Book Reviews: January 2017
The Speed of Sound by Thomas Dolby
Dolby, nee Thomas Robertson, the son of a Trinity College classics professor, was the youngest of 6 children and the only one not to continue higher learning beyond secondary school. Despite a lack of classical music training, he soon became an in-demand keyboardist and a solo artist, probably best known for She Blinded Me With Science. Disenfranchised with the music industry, he founded a Silicon Valley startup that pioneered audio on the internet and eventually mobile phones, including the tune behind the Nokia Waltz. A well-written and insightful book on a very interesting life.

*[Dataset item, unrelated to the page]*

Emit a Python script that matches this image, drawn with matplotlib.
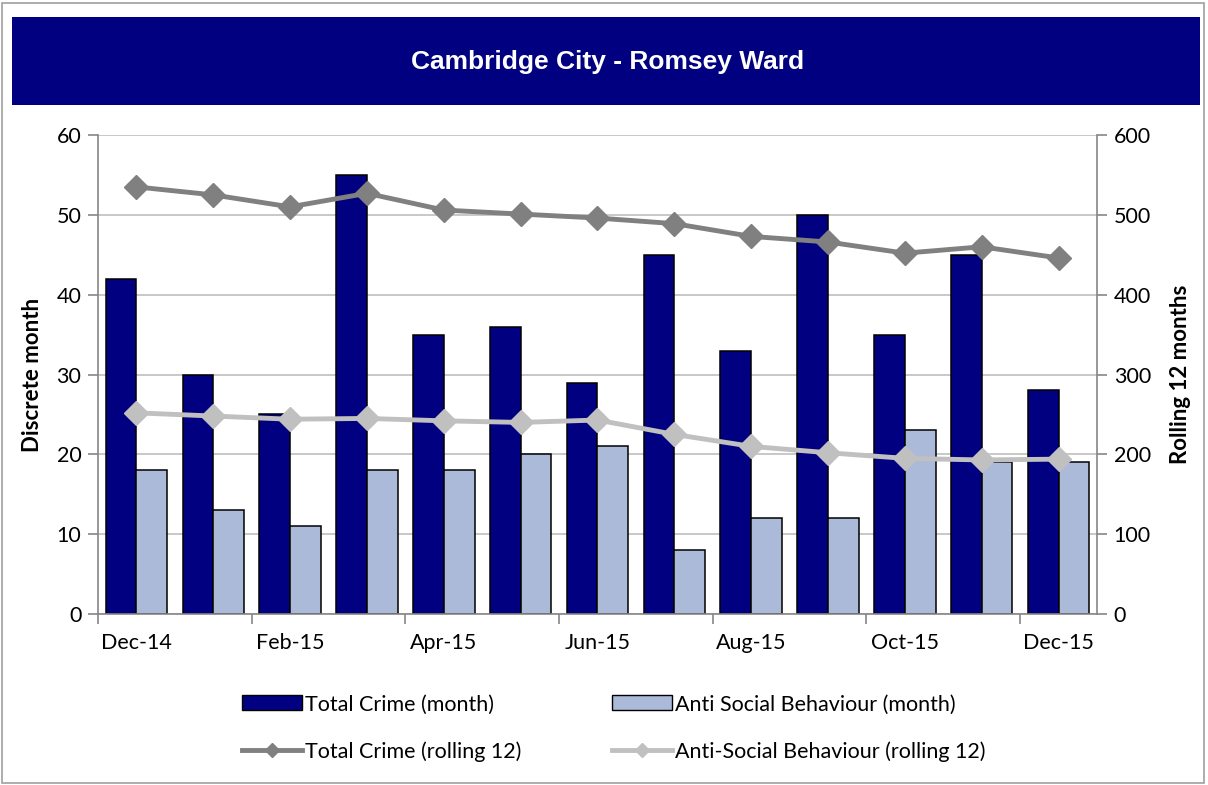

To Pixar and Beyond by Lawrence Levi
Pixar is a fascinating company that has been covered previously in excellent books on its history and management, but this is the first book to focus on the business side of the equation. Levi was its CFO, handpicked by Jobs to find a path to profitability and IPO after the 10-year-old company had consumed over $50m of Jobs’ personal money. They were wildly succeeded on all fronts, creative and business, but as Levi recounts it was a close call at the time. A recommended book for anyone interested in Jobs, the business side of entertainment companies, and the IPO process for Silicon Valley startups.

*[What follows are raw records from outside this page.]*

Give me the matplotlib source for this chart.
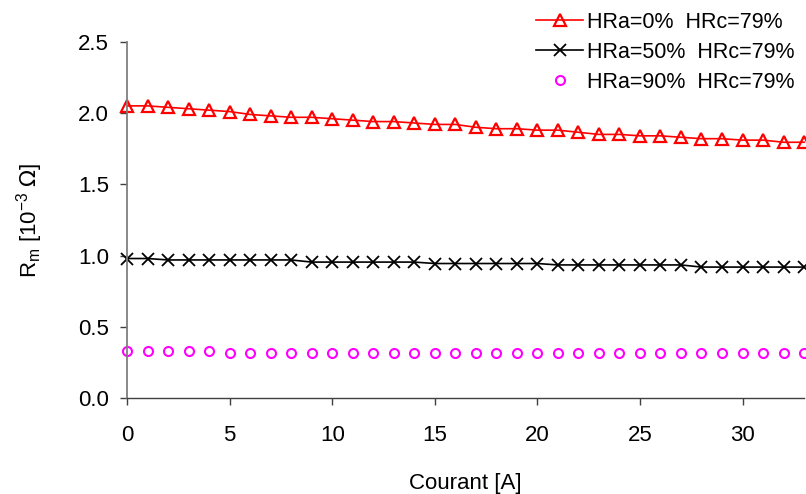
import matplotlib
matplotlib.use("Agg")
import matplotlib.pyplot as plt

plt.rcParams["font.family"] = ["Liberation Sans", "DejaVu Sans"]

# courant [A]
courant = list(range(34))

# Rm [1e-3 ohm]
rm_hra0 = [2.05, 2.05, 2.04, 2.03, 2.02, 2.01, 1.99, 1.98, 1.97, 1.97,
           1.96, 1.95, 1.94, 1.94, 1.93, 1.92, 1.92, 1.90, 1.89, 1.89,
           1.88, 1.88, 1.865, 1.85, 1.85, 1.84, 1.84, 1.83, 1.82, 1.82,
           1.81, 1.81, 1.795, 1.795]
rm_hra50 = [0.98, 0.98, 0.97, 0.97, 0.97, 0.97, 0.97, 0.97, 0.97, 0.955,
            0.955, 0.955, 0.955, 0.955, 0.955, 0.945, 0.945, 0.945, 0.945, 0.945,
            0.945, 0.935, 0.935, 0.935, 0.935, 0.935, 0.935, 0.935, 0.92, 0.92,
            0.92, 0.92, 0.92, 0.92]
rm_hra90 = [0.335, 0.335, 0.335, 0.335, 0.335] + [0.32] * 29

labels = ["HRa=0%  HRc=79%", "HRa=50%  HRc=79%", "HRa=90%  HRc=79%"]
yticks = [0.0, 0.5, 1.0, 1.5, 2.0, 2.5]
xticks = [0, 5, 10, 15, 20, 25, 30]

fig = plt.figure(figsize=(8.06, 4.94), dpi=100)
ax = fig.add_axes([0.1576, 0.1937, 0.84, 0.7219])

ax.plot(courant, rm_hra0, color="red", lw=1.2, marker="^", ms=8,
        mfc="none", mec="red", mew=1.6, label=labels[0], clip_on=False)
ax.plot(courant, rm_hra50, color="black", lw=1.2, marker="x", ms=8,
        mew=1.3, label=labels[1], clip_on=False)
ax.plot(courant, rm_hra90, color="magenta", lw=0, marker="o", ms=6.5,
        mfc="none", mec="magenta", mew=1.5, label=labels[2], clip_on=False)

ax.set_xlim(0, 33)
ax.set_ylim(0, 2.5)
ax.set_xticks(xticks)
ax.set_yticks(yticks)
ax.set_yticklabels([f"{v:.1f}" for v in yticks])

for s in ["top", "right"]:
    ax.spines[s].set_visible(False)
ax.spines["left"].set_color("#7f7f7f")
ax.spines["left"].set_linewidth(1.3)
ax.spines["bottom"].set_color("#404040")
ax.spines["bottom"].set_linewidth(1.0)
ax.tick_params(direction="out", length=5, width=1, colors="#404040",
               labelsize=16, labelcolor="black")
ax.tick_params(axis="x", pad=14)
ax.tick_params(axis="y", pad=8)

ax.set_xlabel("Courant [A]", fontsize=16, labelpad=20)
ax.set_ylabel(r"R$_{\mathregular{m}}$ [10$^{\mathregular{-3}}$ $\Omega$]",
              fontsize=16, labelpad=24)

fig.legend(loc="upper right", bbox_to_anchor=(1.0, 1.0), frameon=False,
           fontsize=15.5, handlelength=2.2, handletextpad=0.15,
           labelspacing=0.42, borderaxespad=0.15)

fig.savefig("out.png", dpi=100)
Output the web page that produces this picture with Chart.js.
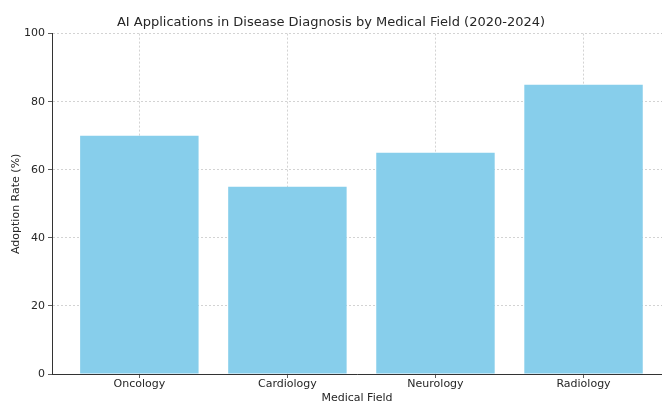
<!DOCTYPE html>
<html>
<head>
<meta charset="utf-8">
<script src="https://cdn.jsdelivr.net/npm/chart.js@4"></script>
<style>
  html, body { margin: 0; padding: 0; background: #fff; }
  #wrap { width: 662px; height: 402px; }
</style>
</head>
<body>
<div id="wrap"><canvas id="chart" width="662" height="402"></canvas></div>
<script>
// --- data ---
const fields = ['Oncology', 'Cardiology', 'Neurology', 'Radiology'];
const adoptionRate = [70, 55, 65, 85];
const yTicks = [0, 20, 40, 60, 80, 100];

const FONT = "'DejaVu Sans', sans-serif";
const gridStyle = {
    color: 'rgba(176,176,176,0.7)',
    lineWidth: 0.8,
    offset: false,
    tickColor: '#333',
    tickLength: 4,
    tickBorderDash: []
};
// v4: border.dash is what dashes the grid lines
const borderStyle = { color: '#333', width: 1, dash: [2, 2] };

new Chart(document.getElementById('chart'), {
    type: 'bar',
    data: {
        datasets: [{
            data: fields.map((f, i) => ({ x: i, y: adoptionRate[i] })),
            backgroundColor: '#87CEEB',
            borderWidth: 0,
            categoryPercentage: 0.8,
            barPercentage: 1.0
        }]
    },
    options: {
        responsive: false,
        animation: false,
        layout: { padding: { top: 0, right: 0, bottom: 0, left: 0 } },
        plugins: {
            legend: { display: false },
            tooltip: { enabled: false },
            title: {
                display: true,
                text: 'AI Applications in Disease Diagnosis by Medical Field (2020-2024)',
                color: '#262626',
                font: { family: FONT, size: 13, weight: 'normal' },
                padding: { top: 15, bottom: 3 }
            }
        },
        scales: {
            x: {
                type: 'linear',
                min: -0.59,
                max: 3.53,
                offset: false,
                z: 1,
                grid: gridStyle,
                border: borderStyle,
                ticks: {
                    stepSize: 1,
                    includeBounds: false,
                    autoSkip: false,
                    maxRotation: 0,
                    color: '#262626',
                    font: { family: FONT, size: 11 },
                    padding: 0,
                    callback: v => Number.isInteger(v) && fields[v] !== undefined ? fields[v] : ''
                },
                title: {
                    display: true,
                    text: 'Medical Field',
                    color: '#262626',
                    font: { family: FONT, size: 11 },
                    padding: { top: 0, bottom: -3 }
                },
                afterFit: s => { s.height = 28; }
            },
            y: {
                min: 0,
                max: 100,
                z: 1,
                grid: gridStyle,
                border: borderStyle,
                afterBuildTicks: s => { s.ticks = yTicks.map(v => ({ value: v })); },
                ticks: {
                    color: '#262626',
                    font: { family: FONT, size: 11 },
                    padding: 3
                },
                title: {
                    display: true,
                    text: 'Adoption Rate (%)',
                    color: '#262626',
                    font: { family: FONT, size: 11 },
                    padding: { top: 10, bottom: 0 }
                },
                afterFit: s => { s.width = 52; }
            }
        }
    }
});
</script>
</body>
</html>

The Girl with the Lower Back Tattoo by Amy Schumer
If you liked the movie Trainwreck or her stand up, you will definitely like this memoir-of-sorts by Schumer. I laughed out loud often throughout the book and I suspect that women will laugh more than men (there’s a lot of jokes about vaginas in here). She provides an interesting antidote to her public image of a loud, sexual, and often drunk girl. Instead she notes that she is, in person, a strong introvert, albeit one who also gets on stage every night to do standup. Interestingly I find she’s more interesting when commenting or observing others, rather than documenting/exaggerating her own life. I hope she extends her gaze outward more often in the future.

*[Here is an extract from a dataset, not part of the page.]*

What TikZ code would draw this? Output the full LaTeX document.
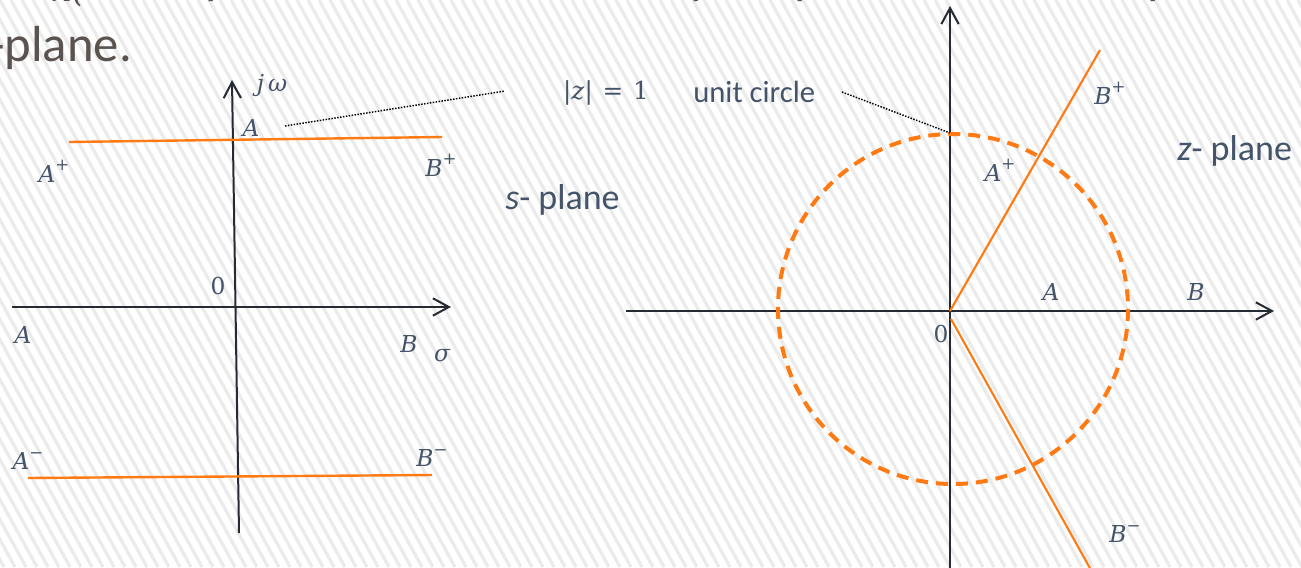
\documentclass[tikz,border=0pt]{standalone}
\usepackage{fontspec}
\setmainfont{Carlito}
\newfontfamily\mathlike{DejaVu Serif}
\usetikzlibrary{arrows.meta}
\definecolor{axiscol}{HTML}{262B33}
\definecolor{orng}{HTML}{FF7A12}
\definecolor{lbl}{HTML}{44546A}
\definecolor{titlecol}{HTML}{5B5350}
\definecolor{stripecol}{HTML}{EBEBEB}
\newcommand{\mysup}[1]{\raisebox{0.5em}{\fontsize{12.5}{13}\selectfont\upshape #1}}
\tikzset{
  stripe/.style={draw=stripecol, line width=2.4pt},
  axis/.style={draw=axiscol, line width=1.5pt},
  axisarrow/.style={axis, -{Straight Barb[length=12pt,width=13pt,line width=1.5pt]}},
  orangeline/.style={draw=orng, line width=1.8pt},
  unitcircle/.style={draw=orng, line width=3pt, dash pattern=on 9pt off 6pt},
  dotline/.style={draw=black, line width=1.1pt, dash pattern=on 1.1pt off 1.1pt},
  mlabel/.style={text=lbl, font=\mathlike\itshape\fontsize{17.5}{20}\selectfont, inner sep=0pt},
  uplabel/.style={text=lbl, font=\mathlike\upshape\fontsize{17.5}{20}\selectfont, inner sep=0pt},
  slabel/.style={text=lbl, font=\fontsize{27}{30}\selectfont, inner sep=0pt, anchor=base west},
  fragment/.style={text=titlecol, font=\fontsize{38}{42}\selectfont, inner sep=0pt, anchor=base west},
}
\begin{document}
\begin{tikzpicture}[x=0.75pt,y=-0.75pt]
\useasboundingbox (0,0) rectangle (1301,567);
\clip (0,0) rectangle (1301,567);
\fill[white] (0,0) rectangle (1301,567);
\foreach \i in {-30,...,120} \draw[stripe] (\i*11,0) -- ++(312,567);

% title fragments (line above is cut off)
\node[fragment] (title) at (-11,62) {-plane.};
\node[fragment, font=\mathlike\itshape\fontsize{26}{28}\selectfont] (frA) at (50,2) {n(};
\node[fragment] (frB) at (205,-6) {p};
\node[fragment] (frC) at (688,-6) {y};
\node[fragment] (frD) at (794,-6) {p};
\node[fragment] (frE) at (1147,-6) {p};

% ---------- s-plane ----------
\coordinate (jwB) at (239,533);
\coordinate (jwT) at (232,80);
\coordinate (sgL) at (12,307);
\coordinate (sgR) at (451,307);
\draw[axisarrow] (jwB) -- (jwT);
\draw[axisarrow] (sgL) -- (sgR);
\coordinate (upL) at (69,142);
\coordinate (upR) at (442,137);
\coordinate (loL) at (28,478);
\coordinate (loR) at (432,475);
\draw[orangeline] (upL) -- (upR);
\draw[orangeline] (loL) -- (loR);

\node[mlabel] (jw) at (272,86) {j\,ω};
\node[mlabel] (Atop) at (251,128) {A};
\node[mlabel] (Ap) at (54,171) {A\mysup{+}};
\node[mlabel] (Bp) at (441,165) {B\mysup{+}};
\node[uplabel] (zero1) at (218,286) {0};
\node[mlabel] (Al) at (23,335) {A};
\node[mlabel] (Br) at (409,344) {B};
\node[mlabel] (sig) at (442,356) {σ};
\node[mlabel] (Am) at (28,461) {A\mysup{−}};
\node[mlabel] (Bm) at (432,458) {B\mysup{−}};

% ---------- middle labels ----------
\node[uplabel, font=\mathlike\upshape\fontsize{18.5}{21}\selectfont] (zeq) at (606,93) {|\textit{z}|\hspace{0.4em}=\hspace{0.4em}1};
\node[text=lbl, font=\fontsize{23}{26}\selectfont, inner sep=0pt, anchor=base west] (uc) at (693,102) {unit circle};
\node[slabel] (splane) at (505,209) {\textit{s}- plane};
\node[slabel] (zplane) at (1177,160) {\textit{z}- plane};

\coordinate (d1s) at (285,126);
\coordinate (d1e) at (505,91);
\draw[dotline] (d1s) -- (d1e);

% ---------- z-plane ----------
\coordinate (O) at (950,311);
\coordinate (imB) at (950,570);
\coordinate (imT) at (950,6);
\coordinate (reL) at (626,311);
\coordinate (reR) at (1274,311);
\draw[axisarrow] (imB) -- (imT);
\draw[axisarrow] (reL) -- (reR);
\draw[unitcircle] (953,309) circle (175);
\coordinate (Bpend) at (1100,50);
\coordinate (Bmst) at (951,319);
\coordinate (Bmend) at (1091,570);
\draw[orangeline, line width=1.6pt] (O) -- (Bpend);
\draw[orangeline, line width=1.6pt] (Bmst) -- (Bmend);
\coordinate (d2s) at (842,92);
\coordinate (d2e) at (950,133);
\draw[dotline] (d2s) -- (d2e);

\node[mlabel] (zBp) at (1110,93) {B\mysup{+}};
\node[mlabel] (zAp) at (1000,170) {A\mysup{+}};
\node[mlabel] (zA) at (1051,292) {A};
\node[mlabel] (zB) at (1196,292) {B};
\node[uplabel] (zzero) at (941,334) {0};
\node[mlabel] (zBm) at (1125,534) {B\mysup{−}};
\end{tikzpicture}
\end{document}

Messy: The Power of Disorder to Transform our Lives by Tim Harford
I’ve liked Harford’s previous books such as The Undercover Economist, but I just couldn’t get into this one and indeed failed to finish it. His thesis, I think, is that disorder/messiness is a powerful thing for creative people, but to prove this broad idea he takes a Gladwellian-to-the-extreme mix of anecdotes and scientific papers to back up his remarks. Insights include the fact that brilliant scientists typically worked in multiple areas, not just one. But is this correlation really causation I’d ask? Perhaps I’ve read too many books by Gladwell and Jonah Lehrer over the years, but this one fell flat for me. Incoherent thesis and no real building of ideas over the pages.